Iodine is increasingly considered a viable alternative to noble gases for electric propulsion systems, particularly due to its high storage density and non-pressurized form. While various thruster types have been successfully tested with iodine as a propellant, the compatibility of iodine with high-current neutralizers remains insufficiently understood. This work investigates the performance and degradation of LaB6-based hollow and planar cathodes operated with iodine at Airbus Friedrichshafen. A dual-gas feed system enabled heaterless ignition and stable operation with krypton, followed by the transition to iodine.

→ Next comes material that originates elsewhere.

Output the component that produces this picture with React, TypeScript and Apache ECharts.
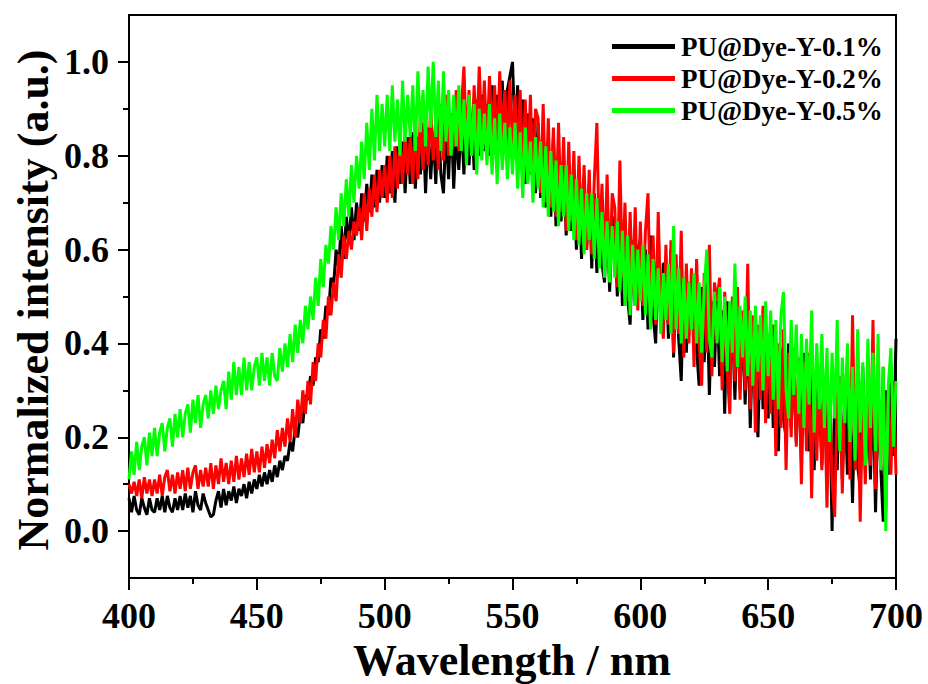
import React, { useEffect, useRef } from "react";
import * as echarts from "echarts";

// Wavelength grid: 400–700 nm, 1 nm step (values below)
const startNm = 400;

const black01: number[] = [
  0.07,0.04,0.075,0.045,0.035,0.07,0.05,0.035,0.07,0.045,
  0.04,0.07,0.045,0.075,0.04,0.075,0.05,0.04,0.07,0.045,
  0.075,0.045,0.08,0.05,0.075,0.04,0.085,0.055,0.045,0.08,
  0.06,0.045,0.03,0.035,0.065,0.085,0.05,0.09,0.055,0.085,
  0.065,0.095,0.06,0.09,0.075,0.1,0.07,0.105,0.08,0.11,
  0.09,0.12,0.095,0.125,0.1,0.13,0.105,0.14,0.115,0.15,
  0.13,0.16,0.15,0.19,0.17,0.22,0.2,0.25,0.23,0.29,
  0.28,0.33,0.31,0.37,0.36,0.43,0.41,0.48,0.46,0.54,
  0.52,0.6,0.56,0.65,0.58,0.67,0.61,0.69,0.62,0.7,
  0.64,0.72,0.66,0.74,0.68,0.76,0.69,0.77,0.7,0.78,
  0.71,0.8,0.72,0.81,0.7,0.82,0.74,0.83,0.72,0.84,
  0.74,0.85,0.73,0.84,0.76,0.87,0.72,0.86,0.75,0.85,
  0.74,0.88,0.76,0.72,0.86,0.75,0.89,0.73,0.85,0.77,
  0.88,0.76,0.9,0.78,0.89,0.77,0.92,0.8,0.93,0.81,
  0.91,0.8,0.95,0.82,0.93,0.83,0.96,0.81,0.94,0.97,
  1.0,0.84,0.95,0.78,0.92,0.74,0.89,0.76,0.88,0.72,
  0.87,0.71,0.85,0.69,0.83,0.67,0.84,0.65,0.8,0.66,
  0.79,0.63,0.78,0.64,0.76,0.6,0.75,0.58,0.73,0.6,
  0.74,0.56,0.72,0.55,0.7,0.57,0.53,0.69,0.51,0.67,
  0.65,0.5,0.68,0.48,0.64,0.5,0.44,0.62,0.48,0.6,
  0.62,0.45,0.6,0.43,0.63,0.46,0.4,0.59,0.44,0.57,
  0.57,0.41,0.6,0.37,0.55,0.41,0.32,0.54,0.38,0.53,
  0.48,0.55,0.39,0.31,0.52,0.36,0.53,0.29,0.49,0.35,
  0.5,0.33,0.47,0.25,0.49,0.32,0.46,0.28,0.48,0.3,
  0.44,0.27,0.45,0.22,0.42,0.28,0.2,0.43,0.26,0.4,
  0.24,0.41,0.22,0.38,0.17,0.39,0.24,0.2,0.4,0.22,
  0.36,0.19,0.35,0.15,0.38,0.2,0.17,0.34,0.13,0.32,
  0.29,0.14,0.33,0.1,0.31,0.0,0.28,0.13,0.32,0.11,
  0.3,0.12,0.27,0.06,0.31,0.14,0.09,0.35,0.13,0.29,
  0.11,0.32,0.04,0.28,0.14,0.02,0.3,0.12,0.35,0.16,
  0.41,
];

const red02: number[] = [
  0.1,0.08,0.105,0.075,0.11,0.07,0.115,0.08,0.11,0.075,
  0.11,0.08,0.12,0.075,0.115,0.13,0.085,0.12,0.08,0.125,
  0.09,0.13,0.085,0.135,0.09,0.125,0.14,0.09,0.13,0.095,
  0.135,0.095,0.145,0.09,0.14,0.1,0.155,0.105,0.145,0.1,
  0.15,0.105,0.16,0.11,0.155,0.115,0.165,0.12,0.175,0.125,
  0.17,0.125,0.18,0.135,0.185,0.145,0.195,0.155,0.215,0.17,
  0.22,0.18,0.24,0.19,0.26,0.2,0.28,0.23,0.3,0.25,
  0.32,0.27,0.36,0.32,0.4,0.37,0.45,0.41,0.5,0.46,
  0.53,0.49,0.59,0.54,0.63,0.58,0.64,0.6,0.66,0.63,
  0.69,0.62,0.72,0.64,0.73,0.67,0.76,0.68,0.77,0.71,
  0.78,0.7,0.8,0.71,0.82,0.73,0.83,0.74,0.85,0.76,
  0.84,0.74,0.88,0.75,0.89,0.77,0.87,0.78,0.9,0.79,
  0.88,0.77,0.91,0.79,0.93,0.8,0.89,0.82,0.94,0.81,
  0.9,0.99,0.82,0.94,0.8,0.95,0.83,0.99,0.84,0.96,
  0.82,0.97,0.84,0.95,0.81,0.98,0.83,0.94,0.8,0.96,
  0.82,0.93,0.78,0.94,0.77,0.92,0.75,0.93,0.74,0.9,
  0.88,0.72,0.91,0.7,0.88,0.69,0.86,0.67,0.87,0.68,
  0.84,0.64,0.83,0.66,0.81,0.62,0.8,0.64,0.78,0.6,
  0.77,0.59,0.75,0.87,0.6,0.74,0.56,0.76,0.54,0.72,
  0.69,0.52,0.79,0.54,0.7,0.49,0.68,0.51,0.69,0.47,
  0.66,0.48,0.64,0.72,0.46,0.63,0.44,0.68,0.47,0.41,
  0.61,0.44,0.62,0.38,0.59,0.42,0.64,0.37,0.57,0.4,
  0.56,0.35,0.58,0.4,0.31,0.55,0.38,0.61,0.33,0.53,
  0.49,0.54,0.3,0.51,0.34,0.25,0.5,0.32,0.52,0.28,
  0.47,0.3,0.57,0.26,0.46,0.21,0.44,0.28,0.48,0.23,
  0.42,0.25,0.44,0.16,0.4,0.22,0.43,0.13,0.38,0.2,
  0.39,0.18,0.37,0.1,0.36,0.17,0.38,0.07,0.33,0.15,
  0.34,0.13,0.32,0.05,0.31,0.11,0.03,0.28,0.33,0.08,
  0.3,0.36,0.11,0.46,0.13,0.32,0.02,0.29,0.1,0.33,
  0.14,0.45,0.09,0.31,0.13,0.35,0.04,0.3,0.12,0.32,
  0.12,
];

const green05: number[] = [
  0.11,0.17,0.12,0.19,0.13,0.18,0.2,0.14,0.21,0.16,
  0.22,0.16,0.21,0.23,0.17,0.22,0.24,0.18,0.25,0.2,
  0.26,0.2,0.25,0.27,0.21,0.28,0.23,0.29,0.22,0.27,
  0.29,0.24,0.3,0.25,0.31,0.26,0.3,0.32,0.26,0.34,
  0.28,0.36,0.29,0.35,0.29,0.37,0.3,0.36,0.3,0.35,
  0.37,0.31,0.38,0.32,0.37,0.31,0.38,0.33,0.32,0.39,
  0.34,0.4,0.35,0.42,0.36,0.44,0.38,0.45,0.4,0.48,
  0.43,0.5,0.45,0.54,0.48,0.58,0.52,0.61,0.57,0.65,
  0.6,0.69,0.62,0.72,0.65,0.75,0.67,0.78,0.7,0.8,
  0.73,0.83,0.75,0.87,0.77,0.9,0.79,0.93,0.81,0.91,
  0.82,0.93,0.81,0.95,0.83,0.92,0.8,0.96,0.83,0.93,
  0.84,0.95,0.81,0.98,0.85,0.94,0.82,0.99,0.86,1.0,
  0.84,0.96,0.81,0.98,0.83,0.94,0.8,0.93,0.82,0.95,
  0.81,0.92,0.78,0.93,0.8,0.91,0.76,0.9,0.79,0.89,
  0.78,0.91,0.76,0.88,0.74,0.89,0.77,0.87,0.75,0.86,
  0.76,0.87,0.73,0.85,0.71,0.86,0.74,0.83,0.7,0.84,
  0.73,0.83,0.69,0.82,0.67,0.81,0.68,0.79,0.65,0.78,
  0.67,0.78,0.64,0.76,0.62,0.75,0.61,0.73,0.59,0.72,
  0.62,0.72,0.58,0.71,0.56,0.68,0.54,0.66,0.53,0.65,
  0.54,0.66,0.51,0.64,0.48,0.63,0.46,0.61,0.48,0.6,
  0.49,0.61,0.46,0.59,0.43,0.58,0.45,0.56,0.42,0.55,
  0.45,0.57,0.42,0.65,0.43,0.56,0.4,0.54,0.41,0.53,
  0.43,0.55,0.4,0.53,0.38,0.52,0.6,0.41,0.37,0.51,
  0.4,0.52,0.36,0.5,0.34,0.49,0.38,0.57,0.35,0.48,
  0.37,0.5,0.33,0.47,0.31,0.48,0.34,0.46,0.3,0.49,
  0.33,0.47,0.28,0.45,0.26,0.46,0.51,0.3,0.24,0.45,
  0.29,0.44,0.25,0.42,0.22,0.41,0.27,0.47,0.21,0.4,
  0.26,0.42,0.22,0.39,0.19,0.38,0.24,0.45,0.17,0.37,
  0.23,0.4,0.19,0.35,0.15,0.43,0.21,0.36,0.14,0.41,
  0.22,0.38,0.17,0.42,0.13,0.35,0.0,0.31,0.39,0.18,
  0.32,
];

const seriesNames = ["PU@Dye-Y-0.1%", "PU@Dye-Y-0.2%", "PU@Dye-Y-0.5%"];
const seriesColors = ["#000000", "#ff0000", "#00ff00"];
const yMajorTicks = [0, 0.2, 0.4, 0.6, 0.8, 1.0];
const yMinorTicks = [0.1, 0.3, 0.5, 0.7, 0.9];

const FONT = "'Liberation Serif', 'Times New Roman', serif";

function toPairs(vals: number[]): [number, number][] {
  return vals.map((v, i) => [startNm + i, v]);
}

export default function App() {
  const ref = useRef<HTMLDivElement>(null);
  useEffect(() => {
    if (!ref.current) return;
    const chart = echarts.init(ref.current, undefined, { renderer: "svg" });
    const allData = [black01, red02, green05];
    const option: any = {
      animation: false,
      backgroundColor: "#ffffff",
      grid: {
        left: 129,
        right: 32,
        top: 15,
        bottom: 106,
        show: true,
        borderColor: "#000",
        borderWidth: 2,
        backgroundColor: "transparent",
      },
      legend: {
        orient: "vertical",
        left: 607,
        top: 28,
        icon: "rect",
        itemWidth: 63,
        itemHeight: 5,
        itemGap: 5,
        textStyle: {
          fontFamily: FONT,
          fontWeight: "bold",
          fontSize: 27,
          color: "#000",
          padding: [0, 0, 0, 1],
        },
        data: seriesNames,
      },
      xAxis: {
        type: "value",
        min: 400,
        max: 700,
        interval: 50,
        axisLine: { show: true, onZero: false, lineStyle: { color: "#000", width: 2 } },
        axisTick: { show: true, length: 12, lineStyle: { color: "#000", width: 2 } },
        minorTick: { show: true, splitNumber: 2, length: 6, lineStyle: { color: "#000", width: 2 } },
        splitLine: { show: false },
        minorSplitLine: { show: false },
        axisLabel: {
          margin: 20,
          fontFamily: FONT,
          fontWeight: "bold",
          fontSize: 36,
          color: "#000",
        },
      },
      yAxis: [
        {
          type: "value",
          min: -0.1,
          max: 1.1,
          axisLine: { show: true, onZero: false, lineStyle: { color: "#000", width: 2 } },
          axisTick: {
            show: true,
            length: 11,
            customValues: yMajorTicks,
            lineStyle: { color: "#000", width: 2 },
          },
          splitLine: { show: false },
          axisLabel: {
            customValues: yMajorTicks,
            margin: 20,
            fontFamily: FONT,
            fontWeight: "bold",
            fontSize: 36,
            color: "#000",
            formatter: (v: number) => v.toFixed(1),
          },
        },
        {
          type: "value",
          min: -0.1,
          max: 1.1,
          position: "left",
          axisLine: { show: false },
          axisTick: {
            show: true,
            length: 6,
            customValues: yMinorTicks,
            lineStyle: { color: "#000", width: 2 },
          },
          splitLine: { show: false },
          axisLabel: { show: false },
        },
      ],
      graphic: [
        {
          type: "text",
          x: 33,
          y: 300,
          rotation: Math.PI / 2,
          style: {
            text: "Normalized intensity (a.u.)",
            fontFamily: FONT,
            fontWeight: "bold",
            fontSize: 44,
            fill: "#000",
            align: "center",
            verticalAlign: "middle",
          },
        },
        {
          type: "text",
          x: 512,
          y: 660,
          style: {
            text: "Wavelength / nm",
            fontFamily: FONT,
            fontWeight: "bold",
            fontSize: 44,
            fill: "#000",
            align: "center",
            verticalAlign: "middle",
          },
        },
      ],
      series: seriesNames.map((name, i) => ({
        name,
        type: "line",
        yAxisIndex: 0,
        data: toPairs(allData[i]),
        showSymbol: false,
        symbol: "none",
        clip: true,
        color: seriesColors[i],
        lineStyle: { color: seriesColors[i], width: 3 },
        z: 2 + i,
      })),
    };
    chart.setOption(option);
    return () => chart.dispose();
  }, []);
  return (
    <div
      ref={ref}
      style={{ position: "fixed", left: 0, top: 0, width: 928, height: 684, background: "#fff" }}
    />
  );
}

While the planar cathode failed to sustain a stable discharge, the hollow cathode operated for up to 8.5 hours at 2 to 3 A. Post-test SEM/EDX analysis of the emitter revealed significant surface degradation including oxide and iodide formation, and an emitter erosion of up to 15%. The oxygen poisoning of the emitter is attributed to water residues in the iodine tank, which remained despite cleaning procedures. The loss of the emitter material and the high reactivity of lanthanum and boron with iodine suggest an erosion mechanism through volatile reaction products, which is confirmed by thermodynamic considerations. This degradation mechanism resembles the halogen cycle used for tungsten filaments, however without the redeposition of the evaporated material. The short-term effect is a fluctuating discharge voltage due to surface reactions. In the long-term, the cathode performance is expected to degrade due to emitter depletion. Considering the experimental results and the analysis of possible surface reactions, these findings suggest that LaB6 is not suitable as emitter material for long-term operation in hollow cathodes with iodine. A cathode lifetime below 100 hours is projected under the tested configuration.